Jupiter in Scorpio

Jupiter in Scorpio

Intensity Mistaken for Intimacy

Jupiter in Scorpio Opportunities

  • Navigating intense emotions

Jupiter in Scorpio Goals

  • Preventing power struggles

Jupiter in Scorpio in composite charts amplifies the relational hunger to collapse separateness into shared interiority, not spiritual depth but a magnified pull toward psychological ownership. Closeness becomes measured by confession; secrecy shared becomes leverage held; the other person's inner life transforms into territory to be mapped. The intensity registers as proof of love because it feels like being needed in a way that seems irreplaceable. Both people may stay up extracting admissions not from genuine curiosity but from a bone-deep need to know the other's worst, the logic being that knowing damage means knowing they cannot leave without losing the only person who truly sees them.

Jupiter expands whatever it touches, and in Scorpio it expands the desire to merge completely, to eliminate privacy as a category, to make the other person's psychology a possession. Both people may interpret this as depth, but it often functions as mutual surveillance dressed as devotion. One person may track the other's phone not from paranoia but from a belief that total transparency equals total safety.

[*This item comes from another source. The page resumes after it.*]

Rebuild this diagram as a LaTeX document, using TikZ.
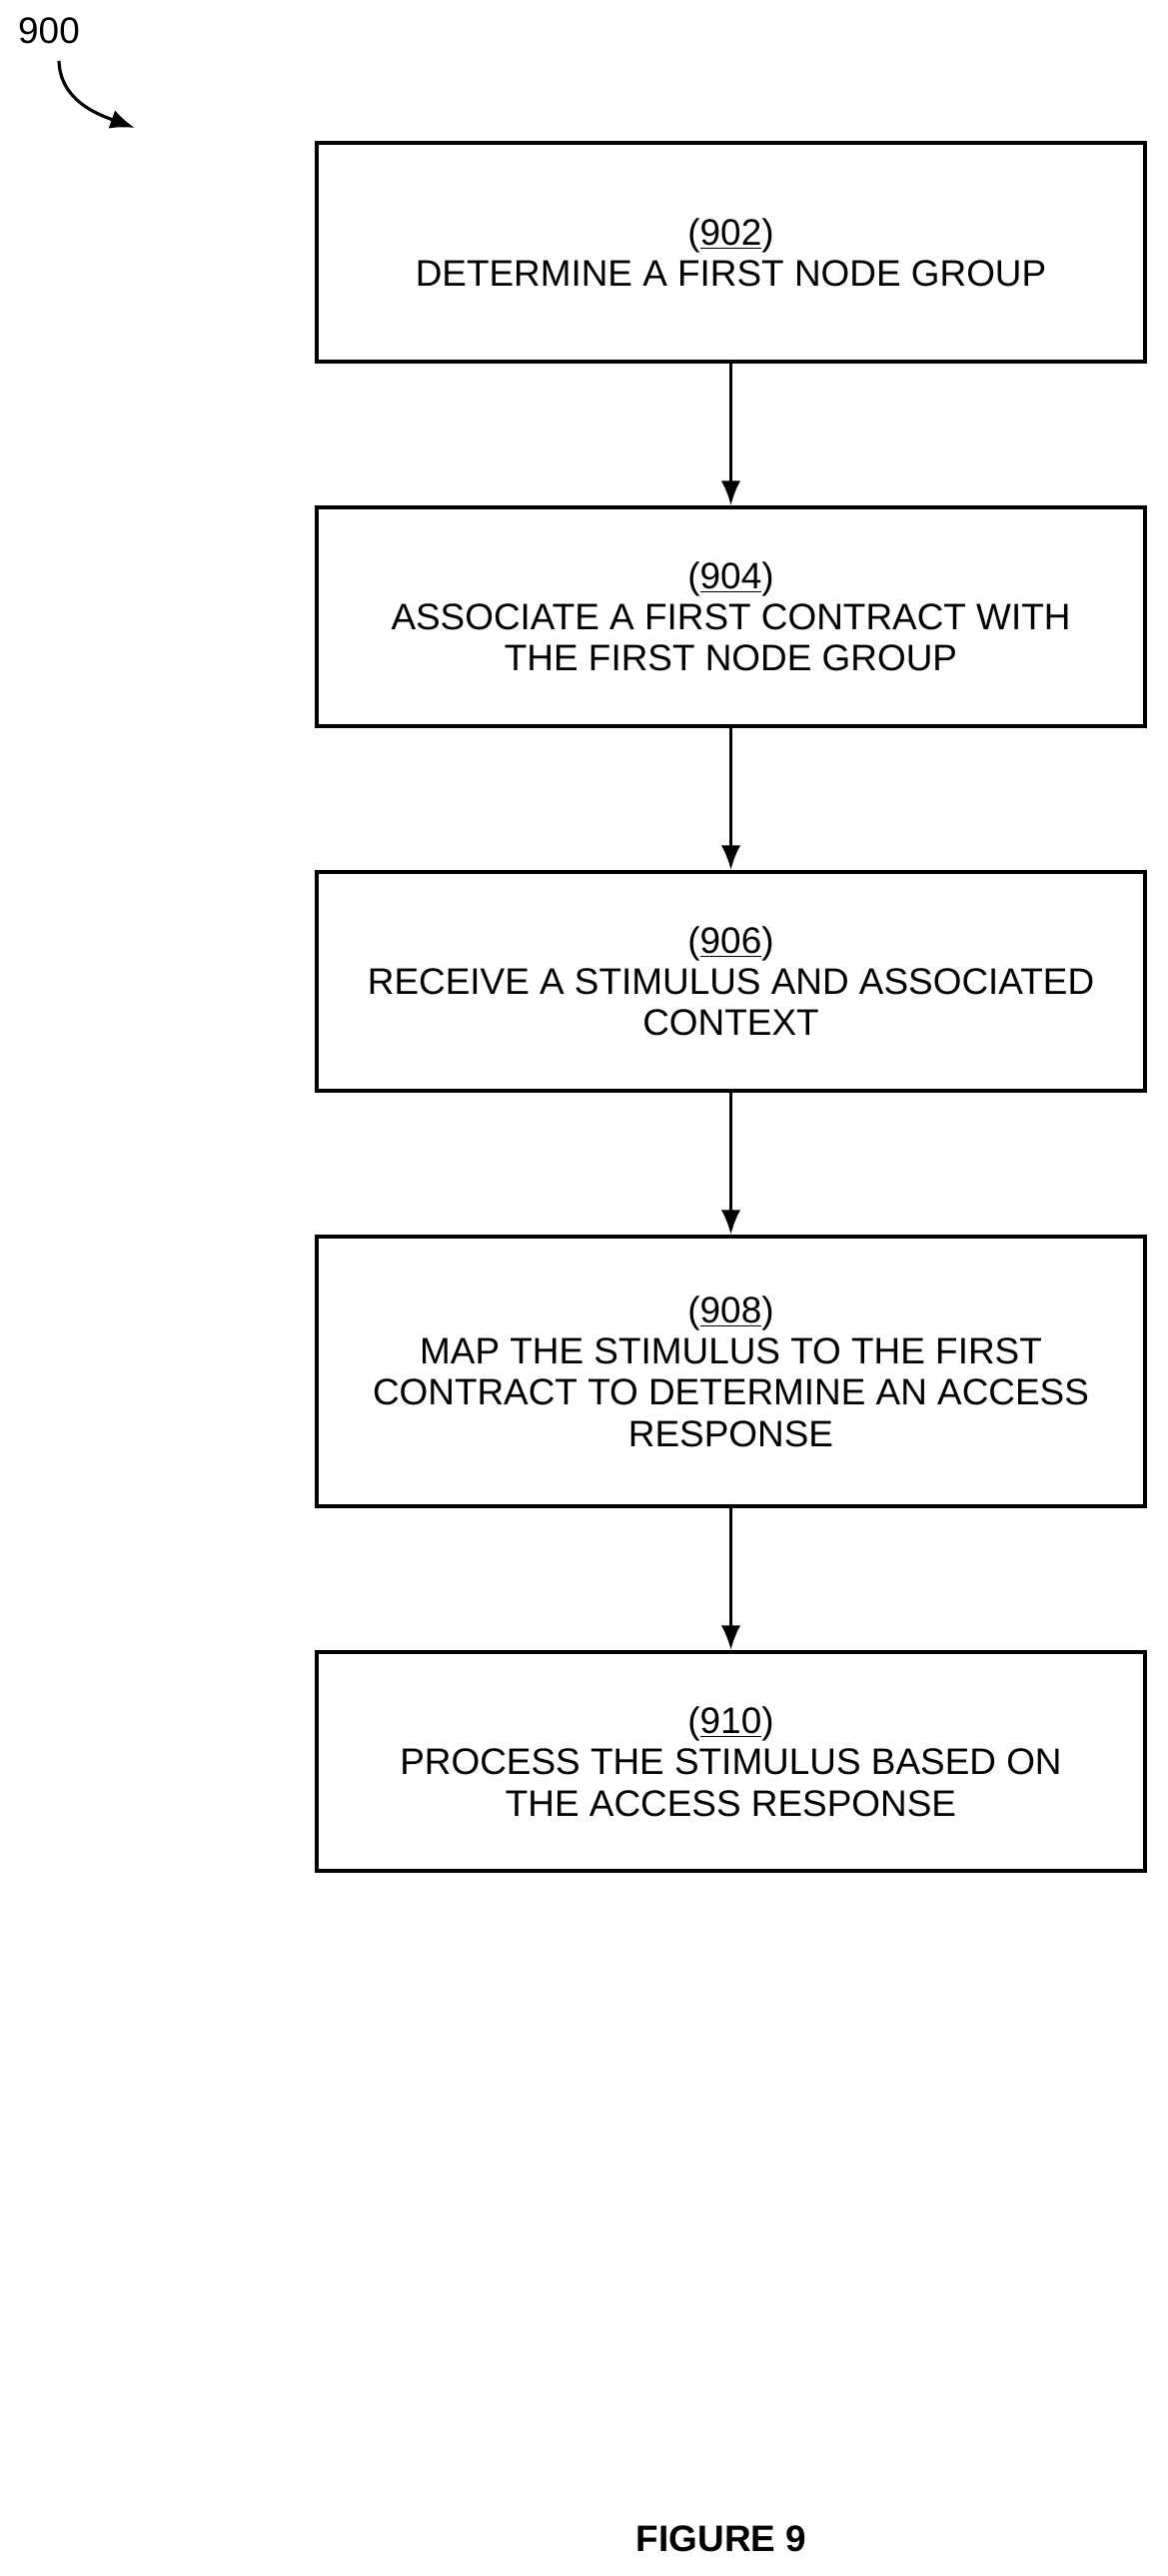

The other may comply because being that thoroughly known feels like being that thoroughly valued. The system holds until fracture arrives, and when it does, it shatters catastrophically because both people have been given explicit permission to know exactly where to wound. They have built a map of each other's vulnerabilities and called it intimacy.

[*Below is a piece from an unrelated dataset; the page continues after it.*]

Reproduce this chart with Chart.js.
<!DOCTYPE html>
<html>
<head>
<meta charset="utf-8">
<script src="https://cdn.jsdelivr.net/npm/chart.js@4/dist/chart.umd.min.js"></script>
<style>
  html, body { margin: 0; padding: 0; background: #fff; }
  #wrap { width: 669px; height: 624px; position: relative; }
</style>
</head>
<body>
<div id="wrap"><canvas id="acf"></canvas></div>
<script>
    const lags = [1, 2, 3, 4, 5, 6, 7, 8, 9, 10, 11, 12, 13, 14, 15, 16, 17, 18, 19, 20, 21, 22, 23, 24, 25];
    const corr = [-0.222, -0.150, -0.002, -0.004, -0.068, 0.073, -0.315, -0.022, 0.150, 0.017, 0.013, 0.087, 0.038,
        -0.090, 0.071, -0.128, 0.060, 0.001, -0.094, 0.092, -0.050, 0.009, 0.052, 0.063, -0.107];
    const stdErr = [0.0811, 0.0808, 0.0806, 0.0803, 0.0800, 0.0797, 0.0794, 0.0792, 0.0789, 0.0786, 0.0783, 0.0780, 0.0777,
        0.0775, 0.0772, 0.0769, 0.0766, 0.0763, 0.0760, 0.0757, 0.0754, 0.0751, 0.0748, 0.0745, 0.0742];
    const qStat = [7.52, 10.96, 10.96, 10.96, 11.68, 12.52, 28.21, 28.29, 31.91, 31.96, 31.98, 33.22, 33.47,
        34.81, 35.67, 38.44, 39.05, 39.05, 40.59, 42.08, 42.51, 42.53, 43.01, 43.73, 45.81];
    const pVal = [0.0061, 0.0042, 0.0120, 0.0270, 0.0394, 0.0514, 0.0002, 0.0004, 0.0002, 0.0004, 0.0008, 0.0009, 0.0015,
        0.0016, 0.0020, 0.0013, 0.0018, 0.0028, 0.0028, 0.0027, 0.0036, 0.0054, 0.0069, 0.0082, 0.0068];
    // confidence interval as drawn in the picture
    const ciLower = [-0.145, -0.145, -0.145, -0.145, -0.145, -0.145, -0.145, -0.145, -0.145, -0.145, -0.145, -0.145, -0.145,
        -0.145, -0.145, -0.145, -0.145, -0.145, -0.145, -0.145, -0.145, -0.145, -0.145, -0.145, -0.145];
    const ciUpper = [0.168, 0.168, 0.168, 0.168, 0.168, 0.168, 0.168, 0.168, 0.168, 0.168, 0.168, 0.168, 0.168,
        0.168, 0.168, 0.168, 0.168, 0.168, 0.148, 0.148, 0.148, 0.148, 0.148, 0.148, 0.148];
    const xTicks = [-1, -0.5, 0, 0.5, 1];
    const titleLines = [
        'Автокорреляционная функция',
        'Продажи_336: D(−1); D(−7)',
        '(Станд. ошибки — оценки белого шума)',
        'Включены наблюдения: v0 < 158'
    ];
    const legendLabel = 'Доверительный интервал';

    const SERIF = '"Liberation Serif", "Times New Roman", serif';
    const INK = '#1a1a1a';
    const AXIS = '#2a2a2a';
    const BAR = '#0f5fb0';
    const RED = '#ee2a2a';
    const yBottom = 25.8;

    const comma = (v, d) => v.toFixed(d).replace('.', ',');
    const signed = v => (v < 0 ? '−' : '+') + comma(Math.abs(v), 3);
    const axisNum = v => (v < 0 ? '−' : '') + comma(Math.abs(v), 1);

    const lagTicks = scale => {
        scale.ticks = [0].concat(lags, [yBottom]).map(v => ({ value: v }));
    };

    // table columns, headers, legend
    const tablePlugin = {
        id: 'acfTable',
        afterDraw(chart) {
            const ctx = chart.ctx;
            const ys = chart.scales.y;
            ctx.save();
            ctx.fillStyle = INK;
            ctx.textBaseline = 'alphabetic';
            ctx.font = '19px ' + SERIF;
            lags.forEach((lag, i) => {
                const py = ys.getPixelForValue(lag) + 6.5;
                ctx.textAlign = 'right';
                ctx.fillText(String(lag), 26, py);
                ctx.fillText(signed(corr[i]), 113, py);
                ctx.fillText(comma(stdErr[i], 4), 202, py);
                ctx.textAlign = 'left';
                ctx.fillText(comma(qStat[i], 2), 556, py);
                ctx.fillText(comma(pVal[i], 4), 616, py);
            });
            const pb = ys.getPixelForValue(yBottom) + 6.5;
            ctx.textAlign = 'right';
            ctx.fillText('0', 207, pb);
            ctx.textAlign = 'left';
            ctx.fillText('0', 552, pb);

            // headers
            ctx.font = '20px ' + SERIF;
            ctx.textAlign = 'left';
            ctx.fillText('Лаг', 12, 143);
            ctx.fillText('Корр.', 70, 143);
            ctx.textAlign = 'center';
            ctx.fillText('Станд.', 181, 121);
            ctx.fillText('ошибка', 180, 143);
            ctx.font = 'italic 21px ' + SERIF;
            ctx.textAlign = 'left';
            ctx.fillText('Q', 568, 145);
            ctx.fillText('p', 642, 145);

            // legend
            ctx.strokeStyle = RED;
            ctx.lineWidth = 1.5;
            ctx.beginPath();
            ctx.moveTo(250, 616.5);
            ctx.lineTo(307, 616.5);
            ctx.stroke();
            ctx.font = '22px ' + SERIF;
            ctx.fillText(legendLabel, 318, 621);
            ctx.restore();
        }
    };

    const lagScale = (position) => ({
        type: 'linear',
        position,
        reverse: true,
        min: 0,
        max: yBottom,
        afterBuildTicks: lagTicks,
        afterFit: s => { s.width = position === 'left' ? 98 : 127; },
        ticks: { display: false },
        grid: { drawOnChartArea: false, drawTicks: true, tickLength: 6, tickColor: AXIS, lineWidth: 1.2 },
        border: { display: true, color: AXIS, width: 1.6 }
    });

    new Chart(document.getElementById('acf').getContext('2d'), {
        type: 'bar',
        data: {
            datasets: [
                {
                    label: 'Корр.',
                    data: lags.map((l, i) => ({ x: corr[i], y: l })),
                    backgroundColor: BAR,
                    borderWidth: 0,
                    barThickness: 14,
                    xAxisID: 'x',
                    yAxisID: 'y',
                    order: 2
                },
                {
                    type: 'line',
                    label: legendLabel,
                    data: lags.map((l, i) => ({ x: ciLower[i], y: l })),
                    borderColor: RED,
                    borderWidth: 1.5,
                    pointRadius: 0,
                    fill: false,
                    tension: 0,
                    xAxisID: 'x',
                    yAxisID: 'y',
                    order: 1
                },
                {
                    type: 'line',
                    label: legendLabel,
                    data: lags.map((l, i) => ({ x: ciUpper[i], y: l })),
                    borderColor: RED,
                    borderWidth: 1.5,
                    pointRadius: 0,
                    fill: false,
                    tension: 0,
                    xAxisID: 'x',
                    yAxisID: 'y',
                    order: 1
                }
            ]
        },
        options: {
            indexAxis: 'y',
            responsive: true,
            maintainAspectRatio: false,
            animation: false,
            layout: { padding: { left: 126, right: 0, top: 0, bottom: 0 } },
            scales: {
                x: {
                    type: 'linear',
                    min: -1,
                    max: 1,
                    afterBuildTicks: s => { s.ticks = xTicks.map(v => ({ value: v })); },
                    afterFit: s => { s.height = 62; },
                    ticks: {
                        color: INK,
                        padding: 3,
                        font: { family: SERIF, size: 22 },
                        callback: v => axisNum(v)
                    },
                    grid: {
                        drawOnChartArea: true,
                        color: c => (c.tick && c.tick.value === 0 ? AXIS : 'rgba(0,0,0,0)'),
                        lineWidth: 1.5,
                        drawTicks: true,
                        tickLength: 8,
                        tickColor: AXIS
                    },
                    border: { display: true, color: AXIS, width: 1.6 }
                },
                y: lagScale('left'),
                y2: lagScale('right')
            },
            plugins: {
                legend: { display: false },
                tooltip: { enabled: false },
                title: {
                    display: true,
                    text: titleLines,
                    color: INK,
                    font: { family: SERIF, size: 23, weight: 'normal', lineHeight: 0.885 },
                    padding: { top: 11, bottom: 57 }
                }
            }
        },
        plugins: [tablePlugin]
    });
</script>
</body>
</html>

The mechanism is architectural: closeness requires confession, trust is proven through revelation, and any interior privacy registers as betrayal. Both people may interpret a partner's private friendships or unshared thoughts as a threat to the relationship itself. A question asked not to understand but to verify. A secret shared not to be known but to bind through complicity. The real trap is the belief that total knowledge equals total acceptance. It never does. What both people are actually protecting through this intensity is a deeper fear, that if their partner truly knew them without the theatrical fullness of total confession, they would leave. So both ensure the other knows everything at once, in a way that makes departure feel impossible. They are not building intimacy. They are building a cage they have both agreed to inhabit.

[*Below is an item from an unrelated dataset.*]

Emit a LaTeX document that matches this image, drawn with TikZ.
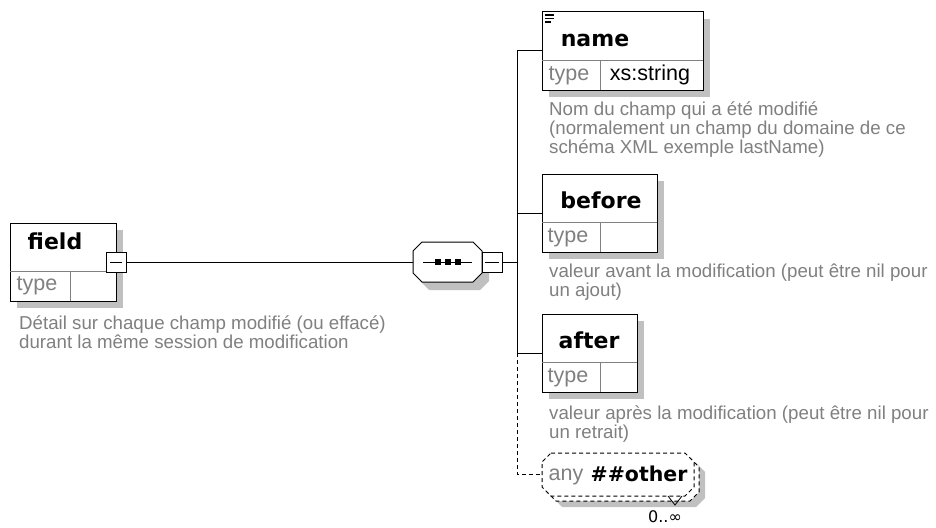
\documentclass[tikz,border=0pt]{standalone}
\usepackage{fontspec}
\setmainfont{Liberation Sans}
\newfontfamily\namefont{DejaVu Sans}
\newfontfamily\symfont{DejaVu Sans}
\usetikzlibrary{shadows}

\definecolor{txtgray}{HTML}{808080}
\definecolor{shadowgray}{HTML}{C0C0C0}

\tikzset{
  wire/.style={line width=1pt, draw=black},
  optwire/.style={wire, dash pattern=on 4pt off 3pt},
  elembox/.style={draw=black, line width=1pt, fill=white, inner sep=0pt, outer sep=0pt,
    anchor=north west, minimum height=78pt,
    drop shadow={shadow xshift=7pt, shadow yshift=-7pt, fill=shadowgray, opacity=1}},
  divider/.style={draw=txtgray, line width=1pt},
  elemname/.style={font=\namefont\bfseries\fontsize{22}{26}\selectfont, anchor=base, inner sep=0pt},
  typelabel/.style={font=\fontsize{21.5}{24}\selectfont, text=txtgray, anchor=base, inner sep=0pt},
  typevalue/.style={typelabel, text=black},
  desc/.style={font=\fontsize{18.7}{19}\selectfont, text=txtgray, align=left,
    anchor=north west, inner sep=0pt},
  collapse/.style={draw=black, line width=1pt, fill=white, minimum size=20pt,
    inner sep=0pt, outer sep=0pt},
  marker/.style={inner sep=0pt, outer sep=0pt},
  % octagon with chamfered corners: x1, y1, x2, y2, chamfer
  octpath/.style n args={5}{insert path={
    (#1+#5,#2) -- (#3-#5,#2) -- (#3,#2+#5) -- (#3,#4-#5) -- (#3-#5,#4)
    -- (#1+#5,#4) -- (#1,#4-#5) -- (#1,#2+#5) -- cycle}}
}

\begin{document}
\begin{tikzpicture}[x=1pt, y=-1pt]
\useasboundingbox (0,0) rectangle (936,527);
\fill[white] (0,0) rectangle (936,527);

% ---------- root element: field ----------
\node[elembox, minimum width=106pt] (field) at (10,223) {};
\draw[divider] ([yshift=-48pt]field.north west) -- ([yshift=-48pt]field.north east);
\draw[divider] ([xshift=60pt,yshift=-48pt]field.north west) -- ([xshift=60pt]field.south west);
\node[elemname] (fieldlbl) at (55,249) {field};
\node[typelabel] (fieldtype) at (37,290) {type};
\node[collapse] (fieldtoggle) at (116,262) {};
\draw[wire] ([xshift=-6pt]fieldtoggle.center) -- ([xshift=6pt]fieldtoggle.center);

\node[desc] (fielddesc) at (19,312) {\rule{0pt}{17pt}Détail sur chaque champ modifié (ou effacé)\\durant la même session de modification};

% ---------- sequence compositor ----------
\fill[shadowgray, octpath={420}{250}{489}{290}{9}];
\draw[wire, fill=white, octpath={413}{242}{482}{282}{9}];
\node[marker, minimum width=69pt, minimum height=40pt] (seq) at (447.5,262) {};
\draw[wire] (423,262) -- (472,262);
\foreach \dx in {438,448,458} \fill (\dx-3.2,262-3.2) rectangle (\dx+3.2,262+3.2);
\node[collapse] (seqtoggle) at (492,262) {};
\draw[wire] ([xshift=-7pt]seqtoggle.center) -- ([xshift=7pt]seqtoggle.center);

\draw[wire] (fieldtoggle.east) -- (seq.west);

% ---------- child: name ----------
\node[elembox, minimum width=161pt] (name) at (542,12) {};
\draw[divider] ([yshift=-49pt]name.north west) -- ([yshift=-49pt]name.north east);
\draw[divider] ([xshift=58pt,yshift=-49pt]name.north west) -- ([xshift=58pt]name.south west);
\draw[line width=1.4pt] (545,15) -- (554,15) (545,18.5) -- (554,18.5) (545,22) -- (551,22);
\node[elemname] (namelbl) at (595,46) {name};
\node[typelabel] (nametype) at (569,80) {type};
\node[typevalue] (namevalue) at (650,80) {xs:string};
\node[desc] (namedesc) at (549,98) {\rule{0pt}{17pt}Nom du champ qui a été modifié\\(normalement un champ du domaine de ce\\schéma XML exemple lastName)};

% ---------- child: before ----------
\node[elembox, minimum width=115pt] (before) at (542,174) {};
\draw[divider] ([yshift=-48pt]before.north west) -- ([yshift=-48pt]before.north east);
\draw[divider] ([xshift=58pt,yshift=-48pt]before.north west) -- ([xshift=58pt]before.south west);
\node[elemname] (beforelbl) at (601,208) {before};
\node[typelabel] (beforetype) at (568,242) {type};
\node[desc] (beforedesc) at (549,260) {\rule{0pt}{17pt}valeur avant la modification (peut être nil pour\\un ajout)};

% ---------- child: after ----------
\node[elembox, minimum width=95pt] (after) at (542,314) {};
\draw[divider] ([yshift=-48pt]after.north west) -- ([yshift=-48pt]after.north east);
\draw[divider] ([xshift=58pt,yshift=-48pt]after.north west) -- ([xshift=58pt]after.south west);
\node[elemname] (afterlbl) at (589,348) {after};
\node[typelabel] (aftertype) at (568,382) {type};
\node[desc] (afterdesc) at (549,402) {\rule{0pt}{17pt}valeur après la modification (peut être nil pour\\un retrait)};

% ---------- optional, repeated wildcard ----------
\fill[shadowgray, octpath={553}{463}{705}{507}{9}];
\draw[optwire, fill=white, octpath={547}{458}{699}{501}{9}];
\draw[optwire, fill=white, octpath={542}{453}{694}{496}{9}];
\node[marker, minimum width=152pt, minimum height=43pt] (anyel) at (618,474.5) {};
\node[typelabel] (anylbl) at (566,480) {any};
\node[elemname, font=\namefont\bfseries\fontsize{20.5}{24}\selectfont] (anyname) at (639,481) {\#\#other};
\draw[line width=0.8pt] (668,496) -- (675,505) -- (682,496);
\node[font=\symfont\fontsize{16}{19}\selectfont, anchor=base, inner sep=0pt] (anyocc) at (665,522) {0..∞};

% ---------- sequence bus ----------
\coordinate (bus) at (517,0);
\draw[wire] (seqtoggle.east) -- (seqtoggle.east -| bus);
\draw[wire] (name.west) -- (name.west -| bus) -- (after.west -| bus) -- (after.west);
\draw[wire] (before.west) -- (before.west -| bus);
\draw[optwire] (after.west -| bus) -- (anyel.west -| bus) -- (anyel.west);
\end{tikzpicture}
\end{document}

When both people can sit with the discomfort of being loved without being fully known, when they can tolerate their partner having an interior life that belongs to them alone, the dynamic shifts into something genuinely powerful: absolute loyalty paired with genuine autonomy, depth without possession, commitment without surveillance. This requires both people to grieve the fantasy that love means total access. It requires them to trust that separation does not equal abandonment. When they do, the same intensity that once built cages becomes the capacity to stand beside another person in their darkest places without needing to own what they find there, to hold their secrets as sacred precisely because they remain theirs alone.